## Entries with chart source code

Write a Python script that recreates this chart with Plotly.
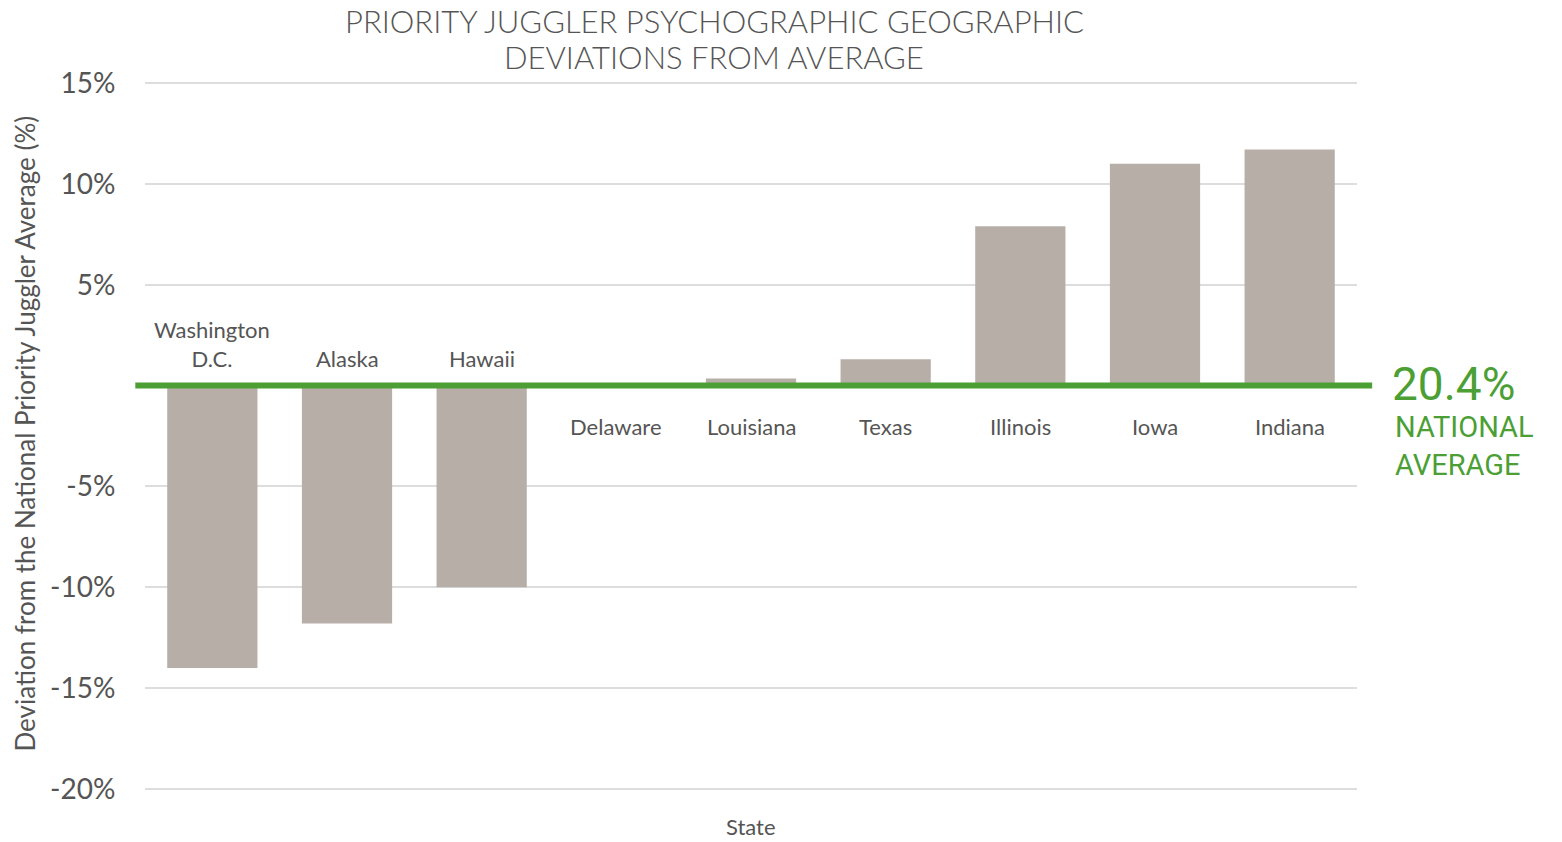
import plotly.graph_objects as go

# Data
states = ["Washington D.C.", "Alaska", "Hawaii", "Delaware", "Louisiana",
          "Texas", "Illinois", "Iowa", "Indiana"]
state_labels = ["Washington<br>D.C.", "Alaska", "Hawaii", "Delaware", "Louisiana",
                "Texas", "Illinois", "Iowa", "Indiana"]
deviation = [-14.0, -11.8, -10.0, 0.0, 0.35, 1.3, 7.9, 11.0, 11.7]
tick_vals = [-20, -15, -10, -5, 5, 10, 15]
tick_text = ["-20%", "-15%", "-10%", "-5%", "5%", "10%", "15%"]
national_avg = "20.4%"
title_lines = ["PRIORITY JUGGLER PSYCHOGRAPHIC GEOGRAPHIC", "DEVIATIONS FROM AVERAGE"]

GREY = "#555555"
GREEN = "#4C9F35"
BAR = "#B8AEA8"

fig = go.Figure()

fig.add_trace(go.Bar(
    x=states,
    y=deviation,
    marker_color=BAR,
    marker_line_width=0,
    hovertemplate="%{x}: %{y:.1f}%<extra></extra>",
))

# Category labels sit above the line for negative bars, below otherwise
for name, label, val in zip(states, state_labels, deviation):
    below = val >= 0
    fig.add_annotation(
        x=name, y=0, xref="x", yref="y",
        text=label, showarrow=False,
        font=dict(family="Lato", size=22, color=GREY),
        yanchor="top" if below else "bottom",
        yshift=-25 if below else 12,
    )

# National average reference line
fig.add_shape(
    type="line", xref="paper", yref="y",
    x0=-0.008, x1=1.0125, y0=0, y1=0,
    line=dict(color=GREEN, width=6),
)

fig.add_annotation(
    x=1, y=0, xref="paper", yref="y",
    text=national_avg, showarrow=False,
    xanchor="left", yanchor="middle", xshift=33, yshift=2,
    font=dict(family="Roboto", size=46, color=GREEN),
)
fig.add_annotation(
    x=1, y=0, xref="paper", yref="y",
    text="NATIONAL<br>AVERAGE", showarrow=False, align="left",
    xanchor="left", yanchor="middle", xshift=36, yshift=-60,
    font=dict(family="Roboto", size=29, color=GREEN),
)

# Title, one annotation per line to control the line spacing
for i, line in enumerate(title_lines):
    fig.add_annotation(
        x=(714 - 145) / 1212, y=1, xref="paper", yref="paper",
        text=line, showarrow=False,
        yanchor="middle", yshift=(83 - 22) - 36 * i,
        font=dict(family="Lato", size=31, color=GREY, weight=300),
    )

# Axis titles
fig.add_annotation(
    x=0.5, y=0, xref="paper", yref="paper",
    text="State", showarrow=False,
    yanchor="middle", yshift=-36,
    font=dict(family="Lato", size=22, color=GREY),
)
fig.add_annotation(
    x=0, y=0.5035, xref="paper", yref="paper",
    text="Deviation from the National Priority Juggler Average (%)",
    showarrow=False, textangle=-90,
    xanchor="center", xshift=-120,
    font=dict(family="Lato", size=26, color=GREY),
)

fig.update_xaxes(
    showticklabels=False,
    showgrid=False,
    zeroline=False,
    showline=False,
    range=[-0.5, 8.5],
)
fig.update_yaxes(
    range=[-20.05, 15.05],
    tickvals=tick_vals,
    ticktext=tick_text,
    tickfont=dict(family="Lato", size=28, color=GREY),
    gridcolor="#DDDDDD",
    gridwidth=2,
    zeroline=False,
    showline=False,
    ticks="outside",
    ticklen=23,
    tickcolor="rgba(0,0,0,0)",
)

fig.update_layout(
    width=1562,
    height=842,
    margin=dict(l=145, r=205, t=82, b=52, autoexpand=False),
    plot_bgcolor="white",
    paper_bgcolor="white",
    bargap=0.33,
    showlegend=False,
)

fig.write_html(
    "out.html",
    config={"displayModeBar": False},
    post_script="document.body.style.margin='0';",
)
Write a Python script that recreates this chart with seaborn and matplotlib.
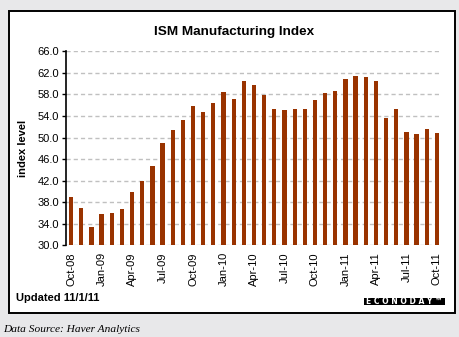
import matplotlib
matplotlib.use("Agg")
import matplotlib.pyplot as plt
import seaborn as sns
import pandas as pd
from matplotlib.patches import Rectangle
from matplotlib.ticker import FormatStrFormatter

months = ["Oct-08", "Nov-08", "Dec-08", "Jan-09", "Feb-09", "Mar-09", "Apr-09", "May-09",
          "Jun-09", "Jul-09", "Aug-09", "Sep-09", "Oct-09", "Nov-09", "Dec-09", "Jan-10",
          "Feb-10", "Mar-10", "Apr-10", "May-10", "Jun-10", "Jul-10", "Aug-10", "Sep-10",
          "Oct-10", "Nov-10", "Dec-10", "Jan-11", "Feb-11", "Mar-11", "Apr-11", "May-11",
          "Jun-11", "Jul-11", "Aug-11", "Sep-11", "Oct-11"]
values = [38.9, 36.9, 33.4, 35.8, 36.0, 36.7, 39.9, 42.0, 44.7, 49.0, 51.4, 53.3,
          55.9, 54.7, 56.4, 58.4, 57.2, 60.5, 59.7, 57.9, 55.3, 55.1, 55.3, 55.3,
          57.0, 58.3, 58.6, 60.9, 61.4, 61.2, 60.5, 53.6, 55.3, 51.0, 50.7, 51.6, 50.8]
yticks = [30, 34, 38, 42, 46, 50, 54, 58, 62, 66]

df = pd.DataFrame({"month": months, "value": values})

sns.set_style("white")
plt.rcParams['font.family'] = ['Liberation Sans', 'DejaVu Sans']
plt.rcParams['text.color'] = 'black'
plt.rcParams['xtick.color'] = 'black'
plt.rcParams['ytick.color'] = 'black'
plt.rcParams['axes.labelcolor'] = 'black'

fig = plt.figure(figsize=(4.6, 3.37), dpi=100)
fig.patch.set_facecolor("#e8e8ea")
fig.patches.append(Rectangle((9.5/460, 1 - 312.5/337), 446/460, 302/337,
                             transform=fig.transFigure, facecolor="white",
                             edgecolor="black", linewidth=1.4, zorder=0))
# Econoday logo box
fig.patches.append(Rectangle((364/460, 1 - 304.5/337), 81/460, 6.5/337,
                             transform=fig.transFigure, facecolor="black",
                             edgecolor="none", zorder=1))

ax = fig.add_axes([66/460, 1 - 245.3/337, 376/460, 194/337])
ax.set_zorder(2)
ax.set_facecolor("none")
sns.barplot(data=df, x="month", y="value", order=months, color="#993300",
            saturation=1, width=0.42, linewidth=0, ax=ax, zorder=3)

ax.set_ylim(30, 66)
ax.set_xlim(-0.5, len(months) - 0.5)
ax.set_yticks(yticks)
ax.yaxis.set_major_formatter(FormatStrFormatter("%.1f"))
ax.grid(axis="y", color="#c0c0c0", linestyle=(0, (3, 2.2)), linewidth=1.0, zorder=0)
ax.set_axisbelow(True)

tick_pos = list(range(0, len(months), 3))
ax.set_xticks(tick_pos)
ax.set_xticklabels([months[i] for i in tick_pos], rotation=90, fontsize=8)
ax.tick_params(axis="y", labelsize=8, length=3, width=1, direction="out", left=True, pad=2)
ax.tick_params(axis="x", length=0, pad=5)

for s in ["top", "right", "bottom"]:
    ax.spines[s].set_visible(False)
ax.spines["left"].set_color("black")
ax.spines["left"].set_linewidth(1.2)

ax.set_xlabel("")
ax.set_ylabel("index level", fontsize=8, fontweight="bold", labelpad=7)

fig.text(234/460, 1 - 32.5/337, "ISM Manufacturing Index", ha="center", va="center",
         fontsize=9.7, fontweight="bold")
fig.text(16/460, 1 - 298/337, "Updated 11/1/11", ha="left", va="center",
         fontsize=8, fontweight="bold")
fig.text(404.5/460, 1 - 301.3/337, "E C O N O D A Y \u2122", ha="center", va="center",
         fontsize=5.5, fontweight="bold", color="white", family="DejaVu Sans")
fig.text(3/460, 1 - 329/337, "Data Source: Haver Analytics", ha="left", va="center",
         fontsize=8.2, fontstyle="italic", family="Liberation Serif")

fig.savefig("out.png", dpi=100, facecolor=fig.get_facecolor())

## Task details
Set down word for word the lines from the first entry through the line with "import plotly.graph_objects as go", both included, omitting pictures.

## Complete response
Write a Python script that recreates this chart with Plotly.
import plotly.graph_objects as go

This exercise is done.